Il video diario finisce per rappresentare la realtà dei fatti, concreti e inattaccabili; mentre le scene ricostruite sono ciò in cui vogliamo credere. Immagini di ricordi che potrebbero essere reali o no, ma che in ogni caso hanno avuto un peso reale e innegabile sui protagonisti della vicenda.

La famiglia in senso allargato

Come ci si potrebbe aspettare, Vakhim è un documentario che pone al centro del suo racconto anche una riflessione sul senso di famiglia al di là della sua accezione più classica.

Il viaggio di Vakhim e Maklin non è solo una riscoperta dei ricordi, ma anche un ampliamento delle loro relazioni e delle loro connessioni. Mano a mano che approfondiamo la loro storia è evidente come l’amore diventi un filo conduttore che unisce anche indirettamente le persone intorno a noi.

Adottando Vakhim, i suoi genitori finiscono per acquisire anche l’affetto verso la sorella Maklin, adottata a sua volta da un’altra famiglia che s’interseca e amplia con la prima. Ed ecco che in un effetto domino inaspettato diverse famiglie italiane intrecciano rapporti emotivi con una cambogiana, contribuendo a riscoprire e creare ricordi che cambieranno la loro vita per sempre.

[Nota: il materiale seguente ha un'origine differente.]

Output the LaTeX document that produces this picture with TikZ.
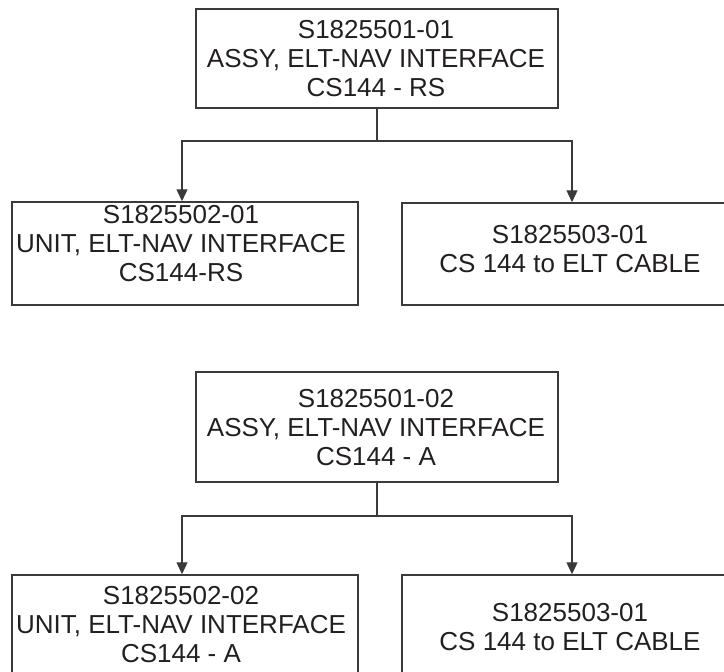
\documentclass[tikz,border=0pt]{standalone}
\usepackage{fontspec}
\setmainfont{Liberation Sans}
\usetikzlibrary{arrows.meta}
\definecolor{linegray}{HTML}{3A3A3A}
\definecolor{textgray}{HTML}{231F20}
\begin{document}
\begin{tikzpicture}[x=1pt,y=1pt,
  box/.style={draw=linegray, line width=1.5pt, inner sep=0pt},
  txt/.style={text=textgray, align=center, inner sep=0pt,
    font=\fontsize{26}{29}\selectfont},
  conn/.style={draw=linegray, line width=1.3pt},
  arr/.style={conn, -{Triangle[width=11pt,length=12pt]}}]
\useasboundingbox (0,0) rectangle (724,-672);
\begin{scope}
\clip (0,0) rectangle (724,-672);
% group 1
\node[box, minimum width=362pt, minimum height=99pt] (top1) at (377,-58.5) {};
\node[txt] (top1t) at (376,-59) {S1825501-01\\ASSY, ELT-NAV INTERFACE\\CS144 - RS};
\node[box, minimum width=346pt, minimum height=103pt] (l1) at (185,-253.5) {};
\node[txt] (l1t) at (181,-244) {S1825502-01\\UNIT, ELT-NAV INTERFACE\\CS144-RS};
\node[box, minimum width=340pt, minimum height=102pt] (r1) at (572,-254) {};
\node[txt] (r1t) at (570,-249.5) {S1825503-01\\CS 144 to ELT CABLE};
\coordinate (j1) at (377,-141);
\draw[conn] (top1.south) -- (j1);
\draw[arr] (j1) -| ([xshift=-3pt]l1.north);
\draw[arr] (j1) -| (r1.north);
% group 2
\node[box, minimum width=362pt, minimum height=110pt] (top2) at (377,-427) {};
\node[txt] (top2t) at (376,-428) {S1825501-02\\ASSY, ELT-NAV INTERFACE\\CS144 - A};
\node[box, minimum width=346pt, minimum height=115pt] (l2) at (185,-632.5) {};
\node[txt] (l2t) at (181,-625) {S1825502-02\\UNIT, ELT-NAV INTERFACE\\CS144 - A};
\node[box, minimum width=340pt, minimum height=125pt] (r2) at (572,-637.5) {};
\node[txt] (r2t) at (570,-627.5) {S1825503-01\\CS 144 to ELT CABLE};
\coordinate (j2) at (377,-516);
\draw[conn] (top2.south) -- (j2);
\draw[arr] (j2) -| ([xshift=-3pt]l2.north);
\draw[arr] (j2) -| (r2.north);
\end{scope}
\end{tikzpicture}
\end{document}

É l’esempio concreto e inattaccabile di un concetto di famiglia che non è formato solo da legami di sangue, ma anche dall’amore genitoriale, dalla condivisione e dalla scelta. Una rappresentazione di come i sentimenti siano contagiosi e inarrestabili, capaci di unirci anche a persone di cui non ricordiamo nulla o che non abbiamo mai incontrato. Una famiglia che va oltre qualsiasi semplicistico ragionamento politico o sociale.

Conclusione

Vakhim è un documentario emotivamente travolgente. Pur raccontando una storia più unica che rara, le emozioni e i temi che ne compongono il cuore pulsante sono talmente universali da arrivare allo spettatore con forza e spontaneità.

Sarà facile farsi avvolgere dalla voce di Francesca Pirani e dalla storia di Vakhim e Maklin, così come lo sarà emozionarsi con loro e ritrovarsi a provare genuina felicità di fronte al loro viaggio.